A spectacular summer avalanche was caught on video at Washington's Mount Rainier on June 25.
The amateur footage was posted on YouTube and shows how the mountain's pristine snow-capped peaks can turn dangerous in mere moments. Falling ice and rocks kicked up a massive plume of dust and debris that captivated those watching.
The avalanche occurred on the mountain's Nisqually Glacier, which has seen a series of amazing rockfalls in recent days, the Seattle Times reported. No one has been hurt.
"From my standpoint of looking at the mountain for 20 years, we've probably had rockfalls like this once every five or 10 years," Stefan Lofgren, lead climbing ranger for Mount Rainier National Park, told the Seattle Times.
The Nisqually Glacier is not a common hiking route up the mountain, one of the world's talles t, and rangers are stressing that it should be avoided this summer.
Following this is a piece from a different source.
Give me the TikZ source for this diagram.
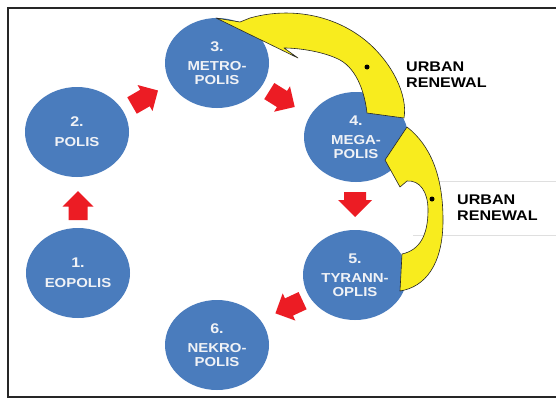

The footage appears to show evidence of brown lahar-like debris, showing how dangerous volcanoes can be, even when they are dormant. Lahar is an Indonesian word for a rapidly flowing mixture of rock debris and water that originates on the slopes of a volcano. Lahars are also called volcanic mudflows or debris flows. Mount Rainier has a long history of lahars, according to the Big Think's Eruptions blog.
"Usually flows like this are caused by heavy rains or melting, which prompts the collection and then release of water high on the slopes of the volcano," wrote the blog's author, geologist Erik Klemetti. "Rainier is also a very unstable volcano as much of the summit area has been extensively hydrothermally altered, so it is not surprising to see lahars and avalanches such as these on the volcano.